Ausnahmen von dieser Form der institutionellen Isolation der in Teilen rechtsextremen AfD gab es bisher nur wenige: So führte etwa der AfD-Politiker Kay Gottschalk bis zum Sommer 2021 den Vorsitz im Wirecard-Untersuchungsausschuss - in dem es über die Bewertung dieses Wirtschaftsskandals durchaus unterschiedliche Ansichten gab, der aber insgesamt ordentlich funktionierte.

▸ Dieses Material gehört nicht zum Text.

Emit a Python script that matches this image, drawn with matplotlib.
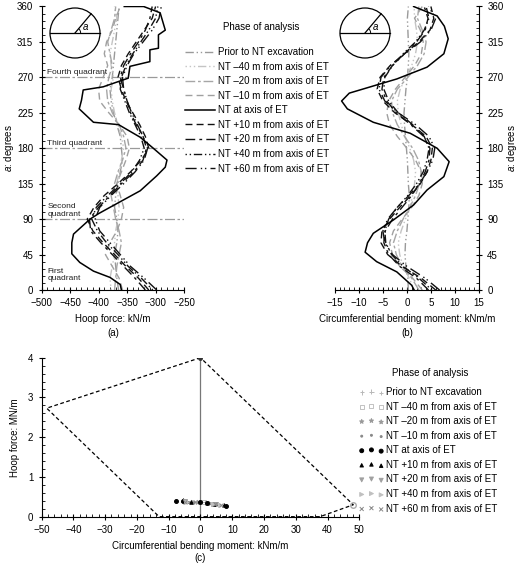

Zurück in den Plenarsaal - drinnen spielt zum Abschluss am späten Nachmittag ein Bläserquintett: Am Ende der ersten Sitzung einer Wahlperiode steht immer die Nationalhymne, und alle Abgeordneten, von ganz links im Saal bis ganz rechts, erheben sich und singen mit. Die eine verhalten, der andere aus voller Brust - zumindest ein musikalischer Konsens am Beginn einer Wahlperiode, die kaum weniger Streitthemen bieten wird als die vergangene. Mehr Konsens im Plenum? Das bleibt am ersten Sitzungstag der 21. Wahlperiode eine Wunschvorstellung.